Menjelang Pemilu serentak pada tahun 2024 mendatang hingar-bingar politik kian terlihat di mana-mana. Bersama dengan itu, banyak juga problem yang bermunculan menyertai hinggar-binggar dunia perpolitikan kita. Terekam kurang lebih dua persoalan yang dianggap cukup penting untuk diutarakan.
Pertama; kurangnya edukasi politik bagi dan atau terhadap konstituen politik, pada tingkat akar rumput maupun kaum intelektual dan elitis. Persoalannya adalah ternyata masih cukup banyak konstituen politik yang belum begitu memahami kans dan tiket politik untuk masing-masing caleg DPR RI yang menjadi jagoannya. Mereka mengira bahwa untuk menjadi anggota legislatif DPR RI hanya ditentukan oleh suara Dapilnya semata.
Hal demikian terbilang cukup wajar sekali oleh sebab konstituen politik pada sesungguhnya bertingkat-tingkat. Tingkatan konstituen politik ini mengikuti pola logika tingkatan pemilih politik pada umumnya. Ada konstituen politik emosional. Ada konstituen politik transaksional.
Ada pula konstituen politik cerdas dan kritis. Dua tipologi konstituen sebelumnya, emosional dan transaksional, merupakan konstituen politik yang kurang melek (dengan) politik, irasional dan tidak kritis. Mereka berpolitik hanya sekedar menyalurkan hak politiknya sekaligus ikut ramai saja di dalamnya.
Tipologi konstituen politik semacam itu _meminjam istilah (hukum) Islam_ disebut dengan seorang muqallid, orang yang berpolitik hanya sekedar ikut-ikutan, termasuk mengikuti trand dan ramai saja. Seorang muqallid adalah orang yang tidak mempelajari dan memiliki ilmu khusus dalam dunia perpolitikan.
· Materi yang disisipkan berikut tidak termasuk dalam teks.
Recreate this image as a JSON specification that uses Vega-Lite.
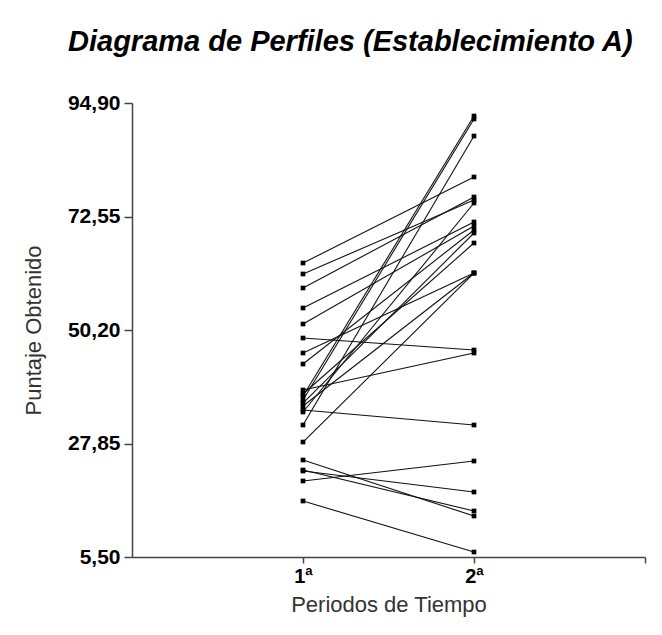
{
  "$schema": "https://vega.github.io/schema/vega-lite/v6.json",
  "width": 513,
  "height": 454,
  "autosize": {"type": "none"},
  "padding": {"left": 132, "top": 103, "right": 17, "bottom": 78},
  "background": "white",
  "config": {"view": {"stroke": null}, "font": "Liberation Sans"},
  "title": {
    "text": "Diagrama de Perfiles (Establecimiento A)",
    "font": "Liberation Sans",
    "fontSize": 29,
    "fontWeight": "bold",
    "fontStyle": "italic",
    "color": "#000000",
    "anchor": "start",
    "frame": "group",
    "dx": -64,
    "offset": 35
  },
  "data": {
    "values": [
      {"id": 1, "periodo": 1, "puntaje": 63.39}, {"id": 1, "periodo": 2, "puntaje": 80.33},
      {"id": 2, "periodo": 1, "puntaje": 61.23}, {"id": 2, "periodo": 2, "puntaje": 75.80},
      {"id": 3, "periodo": 1, "puntaje": 58.47}, {"id": 3, "periodo": 2, "puntaje": 76.39},
      {"id": 4, "periodo": 1, "puntaje": 54.53}, {"id": 4, "periodo": 2, "puntaje": 71.47},
      {"id": 5, "periodo": 1, "puntaje": 51.38}, {"id": 5, "periodo": 2, "puntaje": 70.68},
      {"id": 6, "periodo": 1, "puntaje": 48.62}, {"id": 6, "periodo": 2, "puntaje": 46.26},
      {"id": 7, "periodo": 1, "puntaje": 45.67}, {"id": 7, "periodo": 2, "puntaje": 61.42},
      {"id": 8, "periodo": 1, "puntaje": 43.50}, {"id": 8, "periodo": 2, "puntaje": 69.89},
      {"id": 9, "periodo": 1, "puntaje": 38.38}, {"id": 9, "periodo": 2, "puntaje": 45.67},
      {"id": 10, "periodo": 1, "puntaje": 37.59}, {"id": 10, "periodo": 2, "puntaje": 67.33},
      {"id": 11, "periodo": 1, "puntaje": 37.20}, {"id": 11, "periodo": 2, "puntaje": 92.34},
      {"id": 12, "periodo": 1, "puntaje": 36.41}, {"id": 12, "periodo": 2, "puntaje": 91.75},
      {"id": 13, "periodo": 1, "puntaje": 35.82}, {"id": 13, "periodo": 2, "puntaje": 69.30},
      {"id": 14, "periodo": 1, "puntaje": 35.23}, {"id": 14, "periodo": 2, "puntaje": 61.42},
      {"id": 15, "periodo": 1, "puntaje": 34.44}, {"id": 15, "periodo": 2, "puntaje": 31.49},
      {"id": 16, "periodo": 1, "puntaje": 34.05}, {"id": 16, "periodo": 2, "puntaje": 75.21},
      {"id": 17, "periodo": 1, "puntaje": 31.49}, {"id": 17, "periodo": 2, "puntaje": 88.40},
      {"id": 18, "periodo": 1, "puntaje": 28.14}, {"id": 18, "periodo": 2, "puntaje": 61.42},
      {"id": 19, "periodo": 1, "puntaje": 24.60}, {"id": 19, "periodo": 2, "puntaje": 13.57},
      {"id": 20, "periodo": 1, "puntaje": 22.63}, {"id": 20, "periodo": 2, "puntaje": 14.56},
      {"id": 21, "periodo": 1, "puntaje": 22.43}, {"id": 21, "periodo": 2, "puntaje": 18.30},
      {"id": 22, "periodo": 1, "puntaje": 20.47}, {"id": 22, "periodo": 2, "puntaje": 24.40},
      {"id": 23, "periodo": 1, "puntaje": 16.53}, {"id": 23, "periodo": 2, "puntaje": 6.48}
    ]
  },
  "encoding": {
    "x": {
      "field": "periodo",
      "type": "quantitative",
      "scale": {"domain": [0, 3], "nice": false, "zero": false},
      "axis": {
        "title": "Periodos de Tiempo",
        "values": [1, 2, 3],
        "labelExpr": "datum.value == 1 ? '1ª' : datum.value == 2 ? '2ª' : ''",
        "grid": false,
        "labelFont": "Liberation Sans",
        "labelFontSize": 20,
        "labelFontWeight": "bold",
        "labelColor": "#000000",
        "labelPadding": 3,
        "tickSize": 6,
        "tickColor": "#444444",
        "domainColor": "#444444",
        "domainWidth": 1.5,
        "tickWidth": 1.5,
        "titleFont": "Liberation Sans",
        "titleFontSize": 22,
        "titleFontWeight": "normal",
        "titleColor": "#333333",
        "titlePadding": 8
      }
    },
    "y": {
      "field": "puntaje",
      "type": "quantitative",
      "scale": {"domain": [5.5, 94.9], "nice": false, "zero": false},
      "axis": {
        "title": "Puntaje Obtenido",
        "values": [5.5, 27.85, 50.2, 72.55, 94.9],
        "labelExpr": "replace(format(datum.value, '.2f'), '.', ',')",
        "grid": false,
        "labelFont": "Liberation Sans",
        "labelFontSize": 21,
        "labelFontWeight": "bold",
        "labelColor": "#000000",
        "labelPadding": 4,
        "tickSize": 8,
        "tickColor": "#444444",
        "domainColor": "#444444",
        "domainWidth": 1.5,
        "tickWidth": 1.5,
        "titleFont": "Liberation Sans",
        "titleFontSize": 22,
        "titleFontWeight": "normal",
        "titleColor": "#333333",
        "titlePadding": 22
      }
    }
  },
  "layer": [
    {
      "mark": {"type": "line", "color": "#111111", "strokeWidth": 1.1},
      "encoding": {"detail": {"field": "id", "type": "nominal"}}
    },
    {
      "mark": {"type": "square", "color": "#000000", "filled": true, "opacity": 1, "size": 22}
    }
  ]
}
Sama dalam agama, seorang tidak mempelajari dan mendalami ilmu agama secara khusus dikatakan sebagai muqallid, hatta dirinya seorang doctors dan profesor sekalipun. Konsekuensinya adalah eksistensi politiknya sangat ditentukan oleh "arah angin". Sekiranya "arah angin" berhembus ke Barat, maka tiada kuasa bagi seorang muqallid kecuali turut mengikutinya.
Kedua; kurangnya kesadaran etik dalam politik. Problem ini bukan saja terjadi pada masyarakat akar rumput, tetapi rupanya juga terjadi pada kalangan intelektual dan elitis. Problem ini terbilang banyak, namun dibatasi hanya pada "arogansi politik".
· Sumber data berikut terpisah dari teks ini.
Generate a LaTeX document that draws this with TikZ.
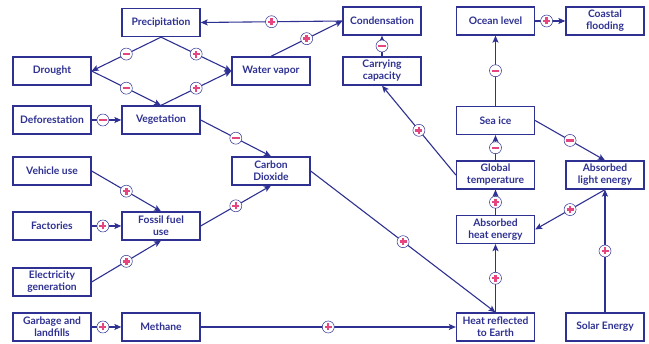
\documentclass[tikz,border=0pt]{standalone}
\usepackage{fontspec}
\setmainfont{Lato}
\usetikzlibrary{arrows.meta}
\definecolor{Navy}{RGB}{46,49,146}
\definecolor{SignPink}{RGB}{230,70,128}

\tikzset{
    box/.style={draw=Navy, line width=1.3pt, fill=white, minimum width=78pt, minimum height=28pt,
        inner sep=1pt, align=center, text=Navy, font=\fontsize{10.3}{12}\selectfont\bfseries},
    link/.style={draw=Navy, line width=1.1pt, -{Stealth[length=7pt,width=6pt,inset=1.5pt]}},
    sign/.style={circle, draw=Navy, line width=0.5pt, fill=white, inner sep=0pt, minimum size=12pt},
    psign/.style={sign, path picture={
        \draw[-, SignPink, line width=2.4pt] ([xshift=-3.5pt]path picture bounding box.center) -- ([xshift=3.5pt]path picture bounding box.center);
        \draw[-, SignPink, line width=2.4pt] ([yshift=-3.5pt]path picture bounding box.center) -- ([yshift=3.5pt]path picture bounding box.center);}},
    nsign/.style={sign, path picture={
        \draw[-, SignPink, line width=2.4pt] ([xshift=-3.7pt]path picture bounding box.center) -- ([xshift=3.7pt]path picture bounding box.center);}},
}

\begin{document}
\begin{tikzpicture}[x=1pt, y=-1pt]
    \useasboundingbox (0,0) rectangle (649,344);

    % Water cycle
    \node (precip) [box] at (161,22.5) {Precipitation};
    \node (cond)   [box] at (382,21)   {Condensation};
    \node (drought)[box] at (52,71)    {Drought};
    \node (vapor)  [box] at (271,71)   {Water vapor};
    \node (carry)  [box] at (382,71)   {Carrying\\capacity};
    \node (defor)  [box] at (52,120)   {Deforestation};
    \node (veg)    [box] at (161,120)  {Vegetation};

    % Emissions
    \node (vehicle)  [box] at (52,171)  {Vehicle use};
    \node (co2)      [box] at (271,171) {Carbon\\Dioxide};
    \node (factories)[box] at (52,226)  {Factories};
    \node (fossil)   [box] at (161,226) {Fossil fuel\\use};
    \node (elec)     [box] at (52,282)  {Electricity\\generation};
    \node (garbage)  [box] at (52,327)  {Garbage and\\landfills};
    \node (methane)  [box] at (161,327) {Methane};

    % Heat and ice
    \node (ocean)    [box] at (495.5,21)  {Ocean level};
    \node (coastal)  [box] at (605,21)    {Coastal\\flooding};
    \node (seaice)   [box] at (495.5,120.5) {Sea ice};
    \node (globtemp) [box] at (495.5,175) {Global\\temperature};
    \node (light)    [box] at (605,175)   {Absorbed\\light energy};
    \node (heat)     [box] at (495.5,229.5) {Absorbed\\heat energy};
    \node (reflected)[box] at (495.5,327) {Heat reflected\\to Earth};
    \node (solar)    [box] at (605,327)   {Solar Energy};

    % Long links, sign in the middle
    \foreach \a/\b/\s in {
        cond.west/precip.east/psign,
        vapor.north/cond.west/psign,
        precip.south/drought.east/nsign,
        precip.south/vapor.west/psign,
        drought.east/veg.north/nsign,
        veg.north/vapor.west/psign,
        veg.east/co2.north/nsign,
        vehicle.east/fossil.north/psign,
        elec.east/fossil.south/psign,
        fossil.east/co2.south/psign,
        co2.east/reflected.north/psign,
        methane.east/reflected.west/psign,
        reflected.north/heat.south/psign,
        heat.north/globtemp.south/psign,
        globtemp.north/seaice.south/nsign,
        globtemp.west/carry.south/psign,
        carry.north/cond.south/nsign,
        seaice.north/ocean.south/nsign,
        seaice.east/light.north/nsign,
        light.south/heat.east/psign,
        solar.north/light.south/psign}
        \draw [link] (\a) -- node[\s] {} (\b);

    % Short links, sign near the start
    \foreach \a/\b/\s in {
        defor.east/veg.west/nsign,
        factories.east/fossil.west/psign,
        garbage.east/methane.west/psign,
        ocean.east/coastal.west/psign}
        \draw [link] (\a) -- node[\s, pos=0.38] {} (\b);
\end{tikzpicture}
\end{document}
Wujudnya dapat dipotret secara langsung dalam jagat perpolitikan kita, yakni tindakan "meremehkan" hal-hal elementer dalam politik. Misalnya, meremehkan suara pada wilayah tertentu. Meskipun, suara politik kita sudah terbilang aman dan suara pada wilayah tertentu dalam dapil tidak begitu signifikan misalnya, tidak lantas kemudian dikatakan suara daerah tersebut tidak penting dan tidak dibutuhkan.
Sekiranya logika "arogansi politik" semacam ini mengudara dari kalangan muqallid politik (mungkin) tidak ada masalahnya. Wong, muqallid politik tidak memiliki pembendaharaan ilmu yang cukup untuk menjelaskan hal ihwal yang menjadi pilihan dan tindakan politiknya.
Namun, rupa-rupanya logika semacam itu mengudara dari kalangan intelektual dan elitis. Sehingga, memberikan kesan dan pesan politik yang nampaknya kurang elegan dan enak untuk didengar, apalagi ditauladani sebagai sebuah kecerdasan dan pencerahan politik di tengah-tengah maraknya fenomena politik nir akal dan moralitas. Meskipun, tidak dinafikan bahwa logika demikian bisa saja bagian otokritik terhadap laku politik tertentu.